Prof. Martha menekankan perlunya kebijakan publik yang lebih berpihak pada partisipasi generasi muda. Ia mengingatkan bahwa tanpa pelibatan nyata, proses transformasi ekonomi akan terus terhambat oleh tarik-menarik kepentingan politik dan kelompok tertentu. 

Ia menyerukan adanya ruang dialog yang lebih luas dan inklusif agar gagasan anak muda dapat masuk ke dalam perumusan kebijakan.

“Kebijakan ekonomi tidak boleh terus terseret kepentingan jangka pendek.
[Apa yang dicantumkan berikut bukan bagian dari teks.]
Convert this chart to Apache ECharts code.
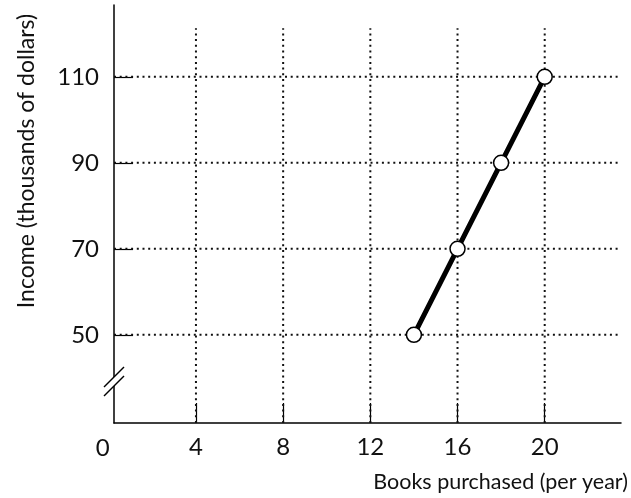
<!DOCTYPE html>
<html>
<head>
<meta charset="utf-8">
<script src="https://cdn.jsdelivr.net/npm/echarts@6/dist/echarts.min.js"></script>
<style>html,body{margin:0;padding:0;background:#fff;}#c{width:631px;height:498px;}</style>
</head>
<body>
<div id="c"></div>
<script>
const xTicks = [4, 8, 12, 16, 20];
const yTicks = [50, 70, 90, 110];
const books = [14, 16, 18, 20];
const income = [50, 70, 90, 110];
const xTitle = 'Books purchased (per year)';
const yTitle = 'Income (thousands of dollars)';
const originLabel = '0';

const X_MIN = 0.24, X_MAX = 23.5, Y_MIN = 29.5, Y_MAX = 126.7;
const V_GRID_TOP = 121.3, H_GRID_RIGHT = 23.35;
const FONT = 'Lato';
const dotStyle = { color: '#111', width: 2, type: [2, 3.7] };

const chart = echarts.init(document.getElementById('c'));
const series = [];
xTicks.forEach(x => series.push({
  type: 'line', silent: true, symbol: 'none', z: 1, animation: false,
  lineStyle: dotStyle, data: [[x, Y_MIN], [x, V_GRID_TOP]]
}));
yTicks.forEach(y => series.push({
  type: 'line', silent: true, symbol: 'none', z: 1, animation: false,
  lineStyle: dotStyle, data: [[X_MIN, y], [H_GRID_RIGHT, y]]
}));
series.push({
  type: 'line', z: 5, animation: false,
  data: books.map((b, i) => [b, income[i]]),
  lineStyle: { color: '#000', width: 5 },
  symbol: 'circle', symbolSize: 15, showSymbol: true,
  itemStyle: { color: '#fff', borderColor: '#000', borderWidth: 1.5 }
});

chart.setOption({
  animation: false,
  grid: { left: 114, right: 10, top: 5, bottom: 75 },
  xAxis: {
    type: 'value', min: X_MIN, max: X_MAX,
    axisLine: { lineStyle: { color: '#000', width: 1.5 } },
    axisTick: { show: true, inside: true, length: 20, customValues: xTicks, lineStyle: { color: '#000', width: 1.2 } },
    axisLabel: { customValues: xTicks, fontSize: 24, fontFamily: FONT, color: '#111', margin: 12 },
    splitLine: { show: false },
    name: xTitle, nameLocation: 'end', nameGap: 7,
    nameTextStyle: { fontSize: 21.5, fontFamily: FONT, color: '#111', align: 'right', verticalAlign: 'top', padding: [48, 0, 0, 0] }
  },
  yAxis: {
    type: 'value', min: Y_MIN, max: Y_MAX,
    axisLine: { lineStyle: { color: '#000', width: 1.5 } },
    axisTick: { show: true, inside: true, length: 19, customValues: yTicks, lineStyle: { color: '#000', width: 1.2 } },
    axisLabel: { customValues: yTicks, fontSize: 24, fontFamily: FONT, color: '#111', margin: 15 },
    splitLine: { show: false }
  },
  series: series
});

const origin = chart.convertToPixel({ gridIndex: 0 }, [0, Y_MIN]);
chart.setOption({
  graphic: [
    { type: 'text', x: 27, y: 161, rotation: Math.PI / 2, z: 10,
      style: { text: yTitle, fontSize: 23, fontFamily: FONT, fill: '#111', align: 'center', verticalAlign: 'middle' } },
    { type: 'text', x: origin[0] - 6, y: 448, z: 10,
      style: { text: originLabel, fontSize: 24, fontFamily: FONT, fill: '#111', align: 'center', verticalAlign: 'middle' } },
    { type: 'polygon', z: 10, shape: { points: [[104, 396], [124, 376], [124, 367], [104, 387]] }, style: { fill: '#fff' } },
    { type: 'line', z: 11, shape: { x1: 104, y1: 396, x2: 124, y2: 376 }, style: { stroke: '#000', lineWidth: 1.5 } },
    { type: 'line', z: 11, shape: { x1: 104, y1: 387, x2: 124, y2: 367 }, style: { stroke: '#000', lineWidth: 1.5 } }
  ]
});
</script>
</body>
</html>
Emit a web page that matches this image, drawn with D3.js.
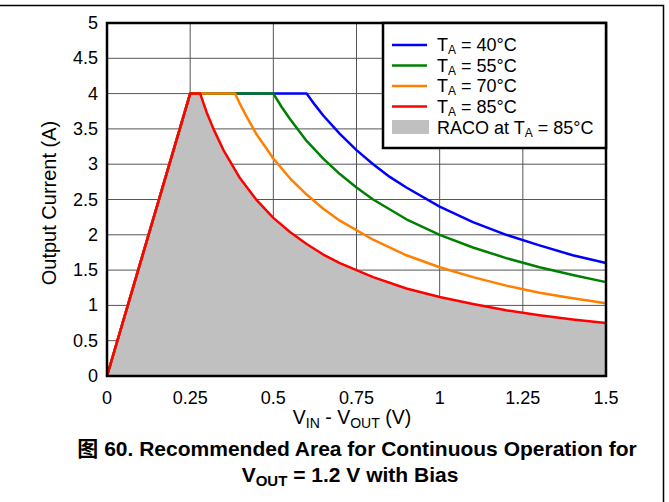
<!DOCTYPE html>
<html lang="en">
<head>
  <meta charset="utf-8">
  <title>Recommended Area for Continuous Operation</title>
  <script src="https://d3js.org/d3.v7.min.js"></script>
  <style>
    body { margin: 0; background: #fff; }
    text { font-family: "Liberation Sans", Arial, sans-serif; }
  </style>
</head>
<body>
  <svg width="669" height="502"></svg>
  <script>
    // tick values
    const xTicks = [0, 0.25, 0.5, 0.75, 1, 1.25, 1.5];
    const xTickLabels = ["0", "0.25", "0.5", "0.75", "1", "1.25", "1.5"];
    const yTicks = [0, 0.5, 1, 1.5, 2, 2.5, 3, 3.5, 4, 4.5, 5];
    const yTickLabels = ["0", "0.5", "1", "1.5", "2", "2.5", "3", "3.5", "4", "4.5", "5"];

    // series (V_IN - V_OUT, output current)
    const vin85 = [0, 0.25, 0.28, 0.3, 0.32, 0.35, 0.4, 0.45, 0.5, 0.55, 0.6, 0.65, 0.7, 0.8, 0.9, 1.0, 1.1, 1.2, 1.3, 1.4, 1.5];
    const amp85 = [0, 4, 4, 3.73, 3.5, 3.2, 2.8, 2.49, 2.24, 2.04, 1.87, 1.72, 1.6, 1.4, 1.24, 1.12, 1.02, 0.93, 0.86, 0.8, 0.75];
    const vin70 = [0, 0.25, 0.385, 0.4, 0.42, 0.45, 0.5, 0.55, 0.6, 0.65, 0.7, 0.8, 0.9, 1.0, 1.1, 1.2, 1.3, 1.4, 1.5];
    const amp70 = [0, 4, 4, 3.85, 3.67, 3.42, 3.08, 2.8, 2.57, 2.37, 2.2, 1.93, 1.71, 1.54, 1.4, 1.28, 1.18, 1.1, 1.03];
    const vin55 = [0, 0.25, 0.5, 0.525, 0.55, 0.6, 0.65, 0.7, 0.75, 0.8, 0.9, 1.0, 1.1, 1.2, 1.3, 1.4, 1.5];
    const amp55 = [0, 4, 4, 3.81, 3.64, 3.33, 3.08, 2.86, 2.67, 2.5, 2.22, 2.0, 1.82, 1.67, 1.54, 1.43, 1.33];
    const vin40 = [0, 0.25, 0.6, 0.625, 0.65, 0.7, 0.75, 0.8, 0.85, 0.9, 1.0, 1.1, 1.2, 1.3, 1.4, 1.5];
    const amp40 = [0, 4, 4, 3.84, 3.69, 3.43, 3.2, 3.0, 2.82, 2.67, 2.4, 2.18, 2.0, 1.85, 1.71, 1.6];

    const seriesTemps = ["40", "55", "70", "85"];
    const seriesColors = ["#0000ff", "#008000", "#ff7f00", "#ff0000"];

    const svg = d3.select("svg");
    const m = {left: 107, right: 606, top: 23, bottom: 376};

    const x = d3.scaleLinear().domain([0, 1.5]).range([m.left, m.right]);
    const y = d3.scaleLinear().domain([0, 5]).range([m.bottom, m.top]);

    // outer frame (top and right only)
    svg.append("path")
      .attr("d", "M0,5.5H663.5V502")
      .attr("fill", "none").attr("stroke", "#000").attr("stroke-width", 1.5);

    // grid
    const grid = svg.append("g");
    grid.selectAll(".gx").data(xTicks.slice(1, -1)).join("line")
      .attr("x1", d => x(d)).attr("x2", d => x(d))
      .attr("y1", m.top).attr("y2", m.bottom)
      .attr("stroke", "#555").attr("stroke-width", 1);
    grid.selectAll(".gy").data(yTicks.slice(1, -1)).join("line")
      .attr("x1", m.left).attr("x2", m.right)
      .attr("y1", d => y(d)).attr("y2", d => y(d))
      .attr("stroke", "#555").attr("stroke-width", 1);

    // RACO area at 85C
    const pts85 = vin85.map((v, i) => [v, amp85[i]]);
    svg.append("path")
      .datum(pts85)
      .attr("fill", "#c0c0c0")
      .attr("d", d3.area().x(d => x(d[0])).y0(y(0)).y1(d => y(d[1])));

    const line = d3.line().x(d => x(d[0])).y(d => y(d[1]));
    const allSeries = [[vin40, amp40], [vin55, amp55], [vin70, amp70], [vin85, amp85]];
    allSeries.forEach((s, k) => {
      svg.append("path")
        .datum(s[0].map((v, i) => [v, s[1][i]]))
        .attr("fill", "none")
        .attr("stroke", seriesColors[k])
        .attr("stroke-width", 2.5)
        .attr("stroke-linejoin", "round")
        .attr("d", line);
    });

    // plot border
    svg.append("rect")
      .attr("x", m.left).attr("y", m.top)
      .attr("width", m.right - m.left).attr("height", m.bottom - m.top)
      .attr("fill", "none").attr("stroke", "#000").attr("stroke-width", 2.5);

    // tick labels
    svg.selectAll(".xl").data(xTicks).join("text")
      .attr("x", d => x(d)).attr("y", 404)
      .attr("text-anchor", "middle").attr("font-size", 18)
      .text((d, i) => xTickLabels[i]);
    svg.selectAll(".yl").data(yTicks).join("text")
      .attr("x", 98).attr("y", d => y(d) + 6)
      .attr("text-anchor", "end").attr("font-size", 18)
      .text((d, i) => yTickLabels[i]);

    // axis titles
    const xt = svg.append("text")
      .attr("x", 352).attr("y", 424)
      .attr("text-anchor", "middle").attr("font-size", 19.5);
    xt.append("tspan").text("V");
    xt.append("tspan").attr("font-size", 14).attr("dy", 4).text("IN");
    xt.append("tspan").attr("dy", -4).text(" - V");
    xt.append("tspan").attr("font-size", 14).attr("dy", 4).text("OUT");
    xt.append("tspan").attr("dy", -4).text(" (V)");

    svg.append("text")
      .attr("transform", "translate(56,203) rotate(-90)")
      .attr("text-anchor", "middle").attr("font-size", 20)
      .text("Output Current (A)");

    // legend
    const lg = svg.append("g");
    lg.append("rect")
      .attr("x", 383).attr("y", 23).attr("width", 223).attr("height", 125)
      .attr("fill", "#fff").attr("stroke", "#000").attr("stroke-width", 2.5);
    seriesTemps.forEach((tmp, i) => {
      const yy = 45 + i * 20.5;
      lg.append("line")
        .attr("x1", 392).attr("x2", 427).attr("y1", yy).attr("y2", yy)
        .attr("stroke", seriesColors[i]).attr("stroke-width", 2.5);
      const t = lg.append("text").attr("x", 437).attr("y", yy + 6).attr("font-size", 18);
      t.append("tspan").text("T");
      t.append("tspan").attr("font-size", 12).attr("dy", 3).text("A");
      t.append("tspan").attr("dy", -3).text(" = " + tmp + "°C");
    });
    lg.append("rect")
      .attr("x", 392).attr("y", 120).attr("width", 37).attr("height", 14)
      .attr("fill", "#c0c0c0");
    const rt = lg.append("text").attr("x", 437).attr("y", 134).attr("font-size", 18);
    rt.append("tspan").text("RACO at T");
    rt.append("tspan").attr("font-size", 12).attr("dy", 3).text("A");
    rt.append("tspan").attr("dy", -3).text(" = 85°C");

    // caption
    const c1 = svg.append("text")
      .attr("x", 357).attr("y", 456)
      .attr("text-anchor", "middle").attr("font-size", 21).attr("font-weight", "bold");
    c1.append("tspan").attr("font-family", "'Noto Sans CJK SC', sans-serif").text("图");
    c1.append("tspan").text(" 60. Recommended Area for Continuous Operation for");
    const c2 = svg.append("text")
      .attr("x", 350).attr("y", 482)
      .attr("text-anchor", "middle").attr("font-size", 21).attr("font-weight", "bold");
    c2.append("tspan").text("V");
    c2.append("tspan").attr("font-size", 15).attr("dy", 4).text("OUT");
    c2.append("tspan").attr("dy", -4).text(" = 1.2 V with Bias");
  </script>
</body>
</html>
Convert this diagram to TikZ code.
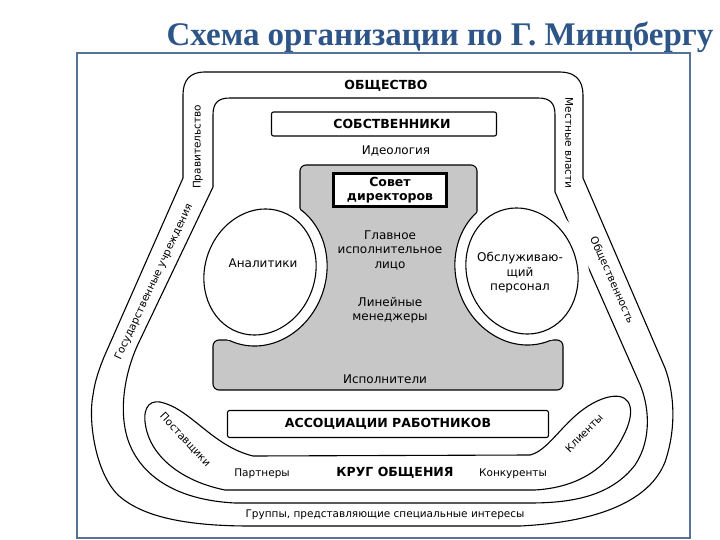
\documentclass[tikz,border=0pt]{standalone}
\usepackage{fontspec}
\setmainfont{DejaVu Sans}
\newfontfamily\titlefont{Liberation Serif}
\usetikzlibrary{calc}

\definecolor{titleblue}{RGB}{45,85,135}
\definecolor{framegray}{RGB}{85,115,150}

\begin{document}
\begin{tikzpicture}[x=1pt, y=-1pt,
    band/.style={draw, line width=1.1pt},
    capstext/.style={font=\bfseries\fontsize{12.5}{14}\selectfont, inner sep=1pt},
    lbl/.style={font=\fontsize{10.5}{12}\selectfont, inner sep=1pt},
    txt/.style={font=\fontsize{12}{14.5}\selectfont, align=center, inner sep=1pt},
    capbox/.style={draw, line width=1.1pt, rounded corners=2pt, capstext, fill=white},
    halo/.style={x radius=66, y radius=75},
    oval/.style={x radius=55, y radius=64}
]
\useasboundingbox (0,0) rectangle (720,540);

\node[font=\titlefont\bfseries\fontsize{33}{35}\selectfont, text=titleblue] (title) at (440,37) {Схема организации по Г. Минцбергу};
\draw[framegray, line width=1.5pt] (77,53) rectangle (690,538);

\draw[band] (183,178) -- (183,95) .. controls (183,80) and (190,72) .. (205,72) -- (560,72)
    .. controls (575,72) and (583,80) .. (583,95) -- (583,178) -- (665,368)
    .. controls (675,395) and (676,430) .. (665,462) .. controls (650,500) and (600,522) .. (520,526)
    -- (250,526) .. controls (180,526) and (140,515) .. (118,495)
    .. controls (95,472) and (88,420) .. (93,395) .. controls (95,380) and (100,367) .. (104,357) -- cycle;
\draw[band] (213,187) -- (213,115) .. controls (213,103) and (218,98) .. (230,98) -- (538,98)
    .. controls (550,98) and (555,103) .. (555,115) -- (555,192) -- (638,380)
    .. controls (650,405) and (652,440) .. (635,465) .. controls (612,495) and (575,503) .. (530,503)
    -- (235,503) .. controls (175,500) and (140,475) .. (128,440)
    .. controls (118,410) and (125,370) .. (140,340) -- cycle;
\draw[band] (253,456) -- (530,455) .. controls (552,450) and (568,410) .. (605,398)
    .. controls (628,391) and (636,405) .. (627,428) .. controls (613,462) and (585,487) .. (535,490)
    -- (225,490) .. controls (185,482) and (155,460) .. (147,432)
    .. controls (141,410) and (148,400) .. (160,402) .. controls (190,408) and (212,446) .. (253,456) -- cycle;

\def\core{(213,340) -- (260,340) -- (260,220) -- (300,220) -- (300,165) -- (477,165) -- (477,220)
    -- (522,220) -- (522,340) -- (563,340) -- (563,390) -- (213,390) -- cycle}
\draw[band, fill=black!22, rounded corners=6pt] \core;
\fill[white, rotate around={-20:(260,272)}] (260,272) ellipse [halo];
\fill[white, rotate around={20:(522,271)}] (522,271) ellipse [halo];
\begin{scope}
\clip[rounded corners=6pt] \core;
\draw[band, rotate around={-20:(260,272)}] (260,272) ellipse [halo];
\draw[band, rotate around={20:(522,271)}] (522,271) ellipse [halo];
\end{scope}
\draw[band, fill=white, rotate around={-20:(260,272)}] (260,272) ellipse [oval];
\draw[band, fill=white, rotate around={20:(522,271)}] (522,271) ellipse [oval];

\node[capstext] (society) at (386,86) {ОБЩЕСТВО};
\node[capbox, minimum width=225pt, minimum height=24pt] (owners) at (384,124) {};
\node[capstext] (ownerstext) at (392,124) {СОБСТВЕННИКИ};
\node[txt] (ideology) at (396,151) {Идеология};
\node[txt, font=\bfseries\fontsize{12.5}{14.5}\selectfont, draw, fill=white, line width=2.5pt, minimum width=113pt, minimum height=33pt] (board) at (390,190) {Совет\\директоров};
\node[txt] (ceo) at (390,250) {Главное\\исполнительное\\лицо};
\node[txt] (line) at (390,310) {Линейные\\менеджеры};
\node[txt] (workers) at (385,379) {Исполнители};
\node[txt] (analysts) at (263,263) {Аналитики};
\node[txt] (staff) at (520,273) {Обслуживаю-\\щий\\персонал};
\node[capbox, minimum width=321pt, minimum height=27pt] (unions) at (388,424) {АССОЦИАЦИИ РАБОТНИКОВ};

\node[lbl] (partners) at (262,474) {Партнеры};
\node[capstext] (circle) at (395,473) {КРУГ ОБЩЕНИЯ};
\node[lbl] (rivals) at (513,474) {Конкуренты};
\node[lbl] (groups) at (385,515) {Группы, представляющие специальные интересы};
\node[lbl, rotate=90] (gov) at (198,147) {Правительство};
\node[lbl, rotate=-90] (local) at (569,143) {Местные власти};
\node[lbl, rotate=65] (agencies) at (154,282) {Государственные учреждения};
\node[lbl, rotate=-66] (public) at (612,280) {Общественность};
\node[lbl, rotate=-47] (suppliers) at (185,440) {Поставщики};
\node[lbl, rotate=46] (clients) at (584,433) {Клиенты};
\end{tikzpicture}
\end{document}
Kita sudah butuh solusi akhir, dan itu hanya bisa dicapai jika anak muda dilibatkan secara nyata,” ujarnya.

Di akhir paparannya, Prof. Martha mengingatkan bahwa pembangunan nasional tidak boleh hanya mengandalkan indikator ekonomi yang dapat dimonetisasi.

Kesejahteraan sosial seperti rasa aman, kenyamanan, dan indeks kebahagiaan masyarakat juga harus menjadi ukuran keberhasilan. Menurutnya, generasi muda memiliki peran penting untuk memastikan dua aspek ini berjalan beriringan.

“Ekonomi bisa dihitung, tapi kesejahteraan sosial juga penting. Keduanya harus berjalan bersama,” tutupnya.